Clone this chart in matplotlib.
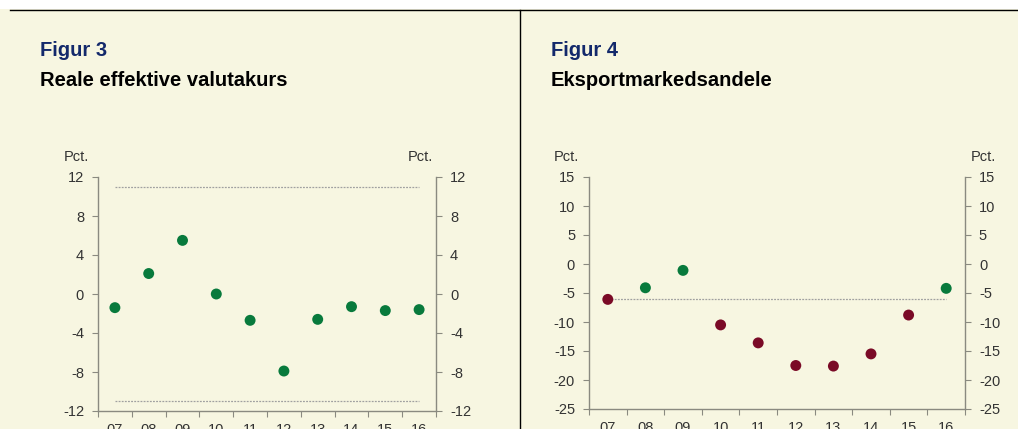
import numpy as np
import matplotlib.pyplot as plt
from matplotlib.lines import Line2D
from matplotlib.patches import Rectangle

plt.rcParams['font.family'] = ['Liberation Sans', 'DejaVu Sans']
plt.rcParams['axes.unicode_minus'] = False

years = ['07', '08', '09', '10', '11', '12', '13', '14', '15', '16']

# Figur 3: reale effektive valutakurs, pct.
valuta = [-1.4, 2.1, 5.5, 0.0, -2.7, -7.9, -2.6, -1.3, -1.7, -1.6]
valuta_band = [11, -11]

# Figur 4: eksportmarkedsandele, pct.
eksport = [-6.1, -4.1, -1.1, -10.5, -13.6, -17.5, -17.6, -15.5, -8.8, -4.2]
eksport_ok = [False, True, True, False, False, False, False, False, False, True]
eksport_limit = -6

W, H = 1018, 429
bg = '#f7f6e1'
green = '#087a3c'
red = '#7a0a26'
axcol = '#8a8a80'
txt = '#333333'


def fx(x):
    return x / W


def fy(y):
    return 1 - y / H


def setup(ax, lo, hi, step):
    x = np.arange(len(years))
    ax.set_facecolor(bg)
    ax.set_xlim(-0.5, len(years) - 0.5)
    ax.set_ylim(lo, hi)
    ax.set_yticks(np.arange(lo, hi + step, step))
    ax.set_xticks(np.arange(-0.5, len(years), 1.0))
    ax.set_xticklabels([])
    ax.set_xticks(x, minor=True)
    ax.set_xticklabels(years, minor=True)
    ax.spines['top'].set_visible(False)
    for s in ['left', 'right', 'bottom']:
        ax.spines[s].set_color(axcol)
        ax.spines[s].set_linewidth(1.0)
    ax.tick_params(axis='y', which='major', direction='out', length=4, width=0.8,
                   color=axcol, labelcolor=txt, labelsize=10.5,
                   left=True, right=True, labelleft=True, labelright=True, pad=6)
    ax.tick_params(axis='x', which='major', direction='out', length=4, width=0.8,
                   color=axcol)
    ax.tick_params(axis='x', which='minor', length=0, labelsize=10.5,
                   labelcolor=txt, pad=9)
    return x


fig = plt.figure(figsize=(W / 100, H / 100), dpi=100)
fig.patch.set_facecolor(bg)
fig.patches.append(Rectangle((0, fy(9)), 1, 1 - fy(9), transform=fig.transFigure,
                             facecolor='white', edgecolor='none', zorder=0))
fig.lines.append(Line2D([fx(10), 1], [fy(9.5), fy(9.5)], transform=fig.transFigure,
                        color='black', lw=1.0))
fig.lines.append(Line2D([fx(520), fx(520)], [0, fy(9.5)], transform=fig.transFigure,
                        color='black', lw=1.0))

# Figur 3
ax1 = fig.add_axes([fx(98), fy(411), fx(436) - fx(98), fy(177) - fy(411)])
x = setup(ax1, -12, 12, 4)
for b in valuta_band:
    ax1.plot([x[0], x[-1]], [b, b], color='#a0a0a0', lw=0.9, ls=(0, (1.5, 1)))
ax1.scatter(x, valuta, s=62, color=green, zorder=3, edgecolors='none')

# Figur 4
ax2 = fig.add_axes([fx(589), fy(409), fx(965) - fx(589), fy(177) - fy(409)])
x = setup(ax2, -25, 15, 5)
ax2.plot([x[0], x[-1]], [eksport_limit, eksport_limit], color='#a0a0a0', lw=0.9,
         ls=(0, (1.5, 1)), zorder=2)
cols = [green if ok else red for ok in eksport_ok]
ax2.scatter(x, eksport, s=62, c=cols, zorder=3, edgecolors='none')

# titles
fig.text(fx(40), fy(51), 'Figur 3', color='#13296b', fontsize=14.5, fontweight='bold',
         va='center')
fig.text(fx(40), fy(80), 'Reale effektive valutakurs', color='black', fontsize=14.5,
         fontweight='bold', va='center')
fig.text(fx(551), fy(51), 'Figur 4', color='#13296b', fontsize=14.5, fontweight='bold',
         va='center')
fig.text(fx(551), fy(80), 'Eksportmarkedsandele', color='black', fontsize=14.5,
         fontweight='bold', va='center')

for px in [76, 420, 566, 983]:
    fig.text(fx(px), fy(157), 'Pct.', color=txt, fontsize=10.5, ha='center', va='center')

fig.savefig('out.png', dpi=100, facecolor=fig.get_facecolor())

- [What is asked]:
Take the lines from the start of the material to the line with "return x / W", both included, and transcribe them exactly without the pictures.

- [Solution]:
Clone this chart in matplotlib.
import numpy as np
import matplotlib.pyplot as plt
from matplotlib.lines import Line2D
from matplotlib.patches import Rectangle

plt.rcParams['font.family'] = ['Liberation Sans', 'DejaVu Sans']
plt.rcParams['axes.unicode_minus'] = False

years = ['07', '08', '09', '10', '11', '12', '13', '14', '15', '16']

# Figur 3: reale effektive valutakurs, pct.
valuta = [-1.4, 2.1, 5.5, 0.0, -2.7, -7.9, -2.6, -1.3, -1.7, -1.6]
valuta_band = [11, -11]

# Figur 4: eksportmarkedsandele, pct.
eksport = [-6.1, -4.1, -1.1, -10.5, -13.6, -17.5, -17.6, -15.5, -8.8, -4.2]
eksport_ok = [False, True, True, False, False, False, False, False, False, True]
eksport_limit = -6

W, H = 1018, 429
bg = '#f7f6e1'
green = '#087a3c'
red = '#7a0a26'
axcol = '#8a8a80'
txt = '#333333'


def fx(x):
    return x / W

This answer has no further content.